I'm not the only one scratching my head over the Wright brothers' poor showing among the National Statuary Collection Study Committee made up of members of the Ohio House and Senate. "This means we have our work cut out for us, getting the word out about the Wright brothers," said John Bosch, chair of the National Aviation Heritage Alliance. "They deserve the honor because their invention was so profound. It changed the world; it changed how we live."
Yet a survey commissioned in 2003 showed that three-fourths of Americans believed the Wright brothers are from North Carolina, Bosch said. All the more reason Ohio should enshrine them in Statuary Hall.
"World visitors would recognize the Wright brothers, and it could be an 'aha' moment -- 'I didn't know they were from Ohio,';" said Amanda Wright Lane of Cincinnati, family spokeswoman and great-grandniece of Wilbur and Orville. Lane testified before the National Statuary Collection Study Committee in Columbus on Jan. 28. "From the beginning of mankind, the one thread that linked all human beings from every corner of our earth was the ability to gaze upon the same beautiful moon," she said. "Orville and Wilbur Wright's flying machine led to the eventual ability of man to gaze from the moon back at all of humanity."
Wherever they went in the world, Lane said, the brothers touted the advantages of growing up in Ohio. Furthermore, she testified, "A statute of the Wright brothers in our nation's Capitol is more than a symbolic honor -- it will give a direct and long-term boost to our vital aerospace industry."
Lane acknowledged a possible sticking point -- traditionally, the Statuary Hall features a single individual. But that's not mandated by law, she said, "and the state of Ohio could once again be innovative in that we honor two."
The good news is that it doesn't really matter, at this point, where the Wright brothers rank in the committee's recommendations.
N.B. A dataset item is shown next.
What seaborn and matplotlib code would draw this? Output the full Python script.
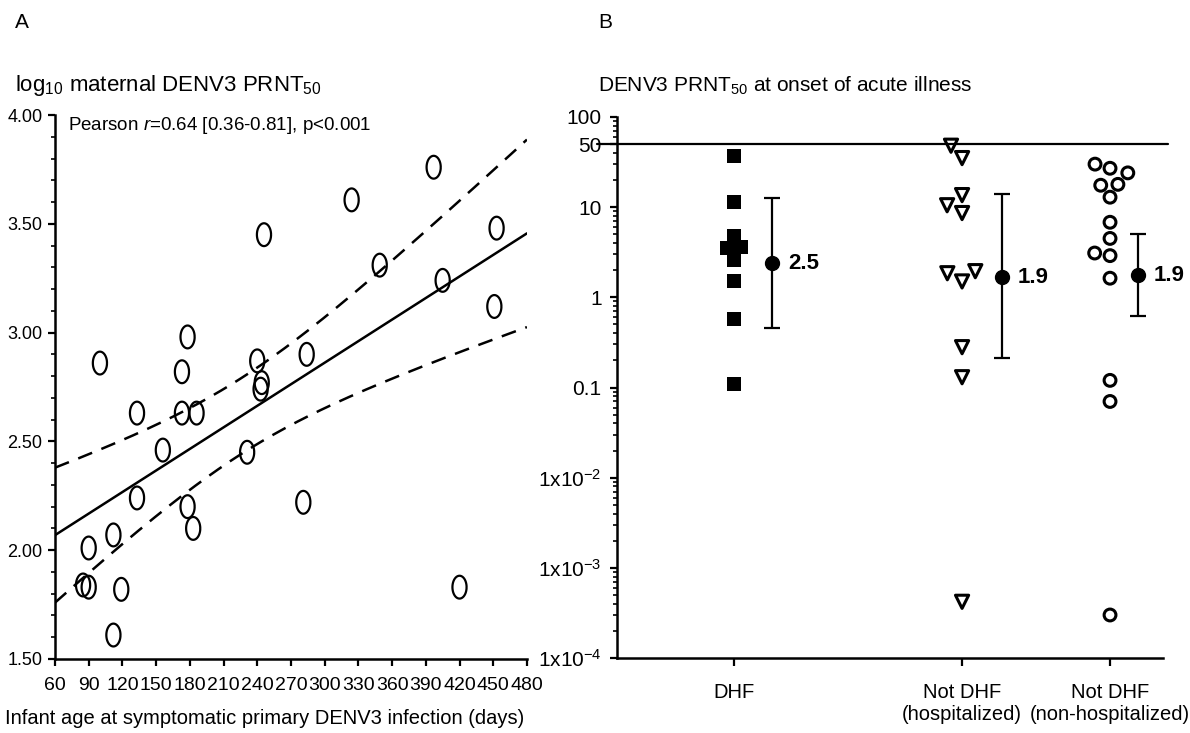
import numpy as np
import matplotlib
matplotlib.use('Agg')
import matplotlib.pyplot as plt
from matplotlib.path import Path
from matplotlib.ticker import MultipleLocator, LogLocator, NullFormatter
import seaborn as sns

# Panel A: infant age at infection vs log10 maternal DENV3 PRNT50
age_days = [100, 178, 173, 240, 246, 244, 243, 284, 324, 349, 397, 405, 453, 451,
            133, 173, 186, 156, 133, 231, 178, 183, 281, 112, 90, 85, 90, 119, 112, 420]
log_prnt = [2.86, 2.98, 2.82, 2.87, 3.45, 2.77, 2.74, 2.90, 3.61, 3.31, 3.76, 3.24, 3.48, 3.12,
            2.63, 2.63, 2.63, 2.46, 2.24, 2.45, 2.20, 2.10, 2.22, 2.07, 2.01, 1.84, 1.83, 1.82, 1.61, 1.83]
x_ticks_a = list(range(60, 481, 30))
y_ticks_a = [1.5, 2.0, 2.5, 3.0, 3.5, 4.0]

# Panel B: DENV3 PRNT50 at onset of acute illness
dhf = [37, 11.4, 4.8, 3.6, 3.5, 2.6, 1.5, 0.58, 0.11]
not_dhf_hosp = [48, 35, 13.6, 10.5, 8.6, 1.95, 1.85, 1.5, 0.28, 0.13, 0.00042]
not_dhf_nonhosp = [30, 27, 24, 17.9, 17.5, 12.9, 6.8, 4.5, 3.1, 2.9, 1.63, 0.12, 0.07, 0.0003]
group_labels = ['DHF', 'Not DHF\n(hospitalized)', 'Not DHF\n(non-hospitalized)']
gm_mid = [2.4, 1.67, 1.75]
gm_low = [0.46, 0.21, 0.62]
gm_high = [12.5, 13.9, 5.0]
gm_text = ['2.5', '1.9', '1.9']
y_ticks_b = [1e-4, 1e-3, 1e-2, 0.1, 1, 10, 50, 100]
y_ticklabels_b = ['1x10$^{-4}$', '1x10$^{-3}$', '1x10$^{-2}$', '0.1', '1', '10', '50', '100']

# layout (axes fraction positions along panel B's x axis)
group_x = [0.214, 0.632, 0.903]
bar_x = [0.284, 0.705, 0.954]
text_x = [0.314, 0.733, 0.982]

sns.set_style('ticks')
plt.rcParams['font.family'] = ['Liberation Sans', 'DejaVu Sans']
plt.rcParams['mathtext.fontset'] = 'custom'
plt.rcParams['mathtext.rm'] = 'Liberation Sans'
plt.rcParams['mathtext.it'] = 'Liberation Sans:italic'
plt.rcParams['mathtext.bf'] = 'Liberation Sans:bold'
plt.rcParams['axes.linewidth'] = 1.8
for key in ['text.color', 'axes.labelcolor', 'xtick.color', 'ytick.color', 'axes.edgecolor']:
    plt.rcParams[key] = 'black'

fig = plt.figure(figsize=(11.9, 7.33), dpi=100)
axA = fig.add_axes([0.0462, 0.101, 0.3966, 0.7421])
axB = fig.add_axes([0.5185, 0.1023, 0.4588, 0.7381])

# ---- panel A ----
axA.set_xlim(60, 480)
axA.set_ylim(1.5, 4.0)
sns.regplot(x=age_days, y=log_prnt, ax=axA, scatter=False, ci=None, truncate=False,
            color='black', line_kws={'lw': 1.8})

# 95% confidence band of the regression line
x = np.array(age_days, dtype=float)
y = np.array(log_prnt)
n = len(x)
slope, intercept = np.polyfit(x, y, 1)
s = np.sqrt(np.sum((y - (slope * x + intercept)) ** 2) / (n - 2))
t_crit = 2.048
xs = np.linspace(60, 480, 200)
fit = slope * xs + intercept
half = t_crit * s * np.sqrt(1 / n + (xs - x.mean()) ** 2 / np.sum((x - x.mean()) ** 2))
axA.plot(xs, fit + half, color='black', lw=1.8, linestyle=(0, (6, 4)))
axA.plot(xs, fit - half, color='black', lw=1.8, linestyle=(0, (6, 4)))

theta = np.linspace(0, 2 * np.pi, 64)
ring = Path(np.column_stack([0.62 * np.cos(theta), np.sin(theta)]))
sns.scatterplot(x=age_days, y=log_prnt, ax=axA, marker=ring, s=270, color='black', zorder=3)
pts = axA.collections[-1]
pts.set_facecolor('none')
pts.set_edgecolor('black')
pts.set_linewidth(1.6)

axA.set_xticks(x_ticks_a)
axA.set_yticks(y_ticks_a)
axA.set_yticklabels(['%.2f' % v for v in y_ticks_a])
axA.yaxis.set_minor_locator(MultipleLocator(0.1))
axA.tick_params(axis='both', which='major', direction='out', length=5, width=1.6,
                labelsize=14, pad=4)
axA.tick_params(axis='y', labelsize=13)
axA.tick_params(axis='y', which='minor', direction='out', length=3, width=1.2)
axA.tick_params(axis='x', pad=8)
axA.set_xlim(60, 480)
axA.set_ylim(1.5, 4.0)
sns.despine(ax=axA)

# ---- panel B ----
axB.set_yscale('log')
axB.set_ylim(1e-4, 100)
axB.set_xlim(0, 1)
for vals, pos, mk in zip([dhf, not_dhf_hosp, not_dhf_nonhosp], group_x, ['s', 'v', 'o']):
    sns.swarmplot(x=[pos] * len(vals), y=vals, ax=axB, native_scale=True, orient='x',
                  marker=mk, color='black', size=9.5 if mk != 'o' else 8.5)
for coll in axB.collections[1:]:
    coll.set_facecolor('none')
    coll.set_edgecolor('black')
    coll.set_linewidth(2.2)

mid = np.array(gm_mid)
axB.errorbar(bar_x, mid, yerr=[mid - np.array(gm_low), np.array(gm_high) - mid],
             fmt='o', color='black', ms=10, capsize=6, elinewidth=1.6, capthick=1.6)
for tx, ty, lab in zip(text_x, gm_mid, gm_text):
    axB.text(tx, ty, lab, fontsize=16, fontweight='bold', va='center', ha='left')

axB.axhline(50, xmin=-0.037, xmax=1.01, color='black', lw=1.6, clip_on=False)

axB.set_yticks(y_ticks_b)
axB.set_yticklabels(y_ticklabels_b)
axB.yaxis.set_minor_locator(LogLocator(base=10, subs=np.arange(2, 10)))
axB.yaxis.set_minor_formatter(NullFormatter())
axB.set_xticks(group_x)
axB.set_xticklabels(group_labels)
axB.tick_params(axis='y', which='major', direction='out', length=5, width=1.6,
                labelsize=15, pad=6)
axB.tick_params(axis='y', which='minor', direction='out', length=3, width=1.2)
axB.tick_params(axis='x', direction='out', length=6, width=1.6, labelsize=14.5, pad=12)
axB.set_xlim(0, 1)
axB.set_ylim(1e-4, 100)
axB.set_xlabel('')
axB.set_ylabel('')
sns.despine(ax=axB)

# ---- text ----
fig.text(15 / 1190, 1 - 22 / 733, 'A', fontsize=15, va='center')
fig.text(598 / 1190, 1 - 22 / 733, 'B', fontsize=15, va='center')
fig.text(15 / 1190, 1 - 86 / 733, r'log$_{\mathregular{10}}$ maternal DENV3 PRNT$_{\mathregular{50}}$',
         fontsize=16, va='center')
fig.text(598 / 1190, 1 - 86 / 733, r'DENV3 PRNT$_{\mathregular{50}}$ at onset of acute illness',
         fontsize=15, va='center')
fig.text(68 / 1190, 1 - 125 / 733, r'Pearson $r$=0.64 [0.36-0.81], p<0.001', fontsize=13.5, va='center')
fig.text(265 / 1190, 1 - 718 / 733, 'Infant age at symptomatic primary DENV3 infection (days)',
         fontsize=14.5, va='center', ha='center')

fig.savefig('out.png', dpi=100)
Getting nominated is the critical thing, and Ohioans will have a chance to vote for their top choices at historical sites and museums around the state and other locations from March 20 to June 12. The committee will send its recommendation to the Ohio House and Senate which will vote yea or nay but can't submit an opposing candidate.
The public's vote isn't binding "but it will carry a lot of weight," said Richard Adams, Rep. Richard Adams, R-Troy, the only Dayton-area member of the committee. Adams nominated the Wright brothers but gave his top vote to the late Piqua congressman William McCullough, who was instrumental in the passage of the 1964 Civil Rights Act. "I like the polarization of replacing a racist like Allen with McCullough," Adams said. "McCullough was a splendid fellow, and he demonstrates what each of us might strive to do to achieve equality and civil rights."
If a current online Dayton Daily News poll is any indication, the Wright brothers will fare much better with the general public than with the committee, garnering more than 70 percent of the votes compared with 1 percent for Upton and Ashley and 12 percent for Edison.
Lane said that her "Uncle Will" and "Uncle Orv" represent far more than the past: "The things we hope to stand for as a state today -- the innovation and the research and development -- are interwoven with the Wright brothers' history. They make us think about the past, but their message is timeless. And people around the world know the story."
Too bad it hasn't filtered back to the members of the Statuary Hall committee.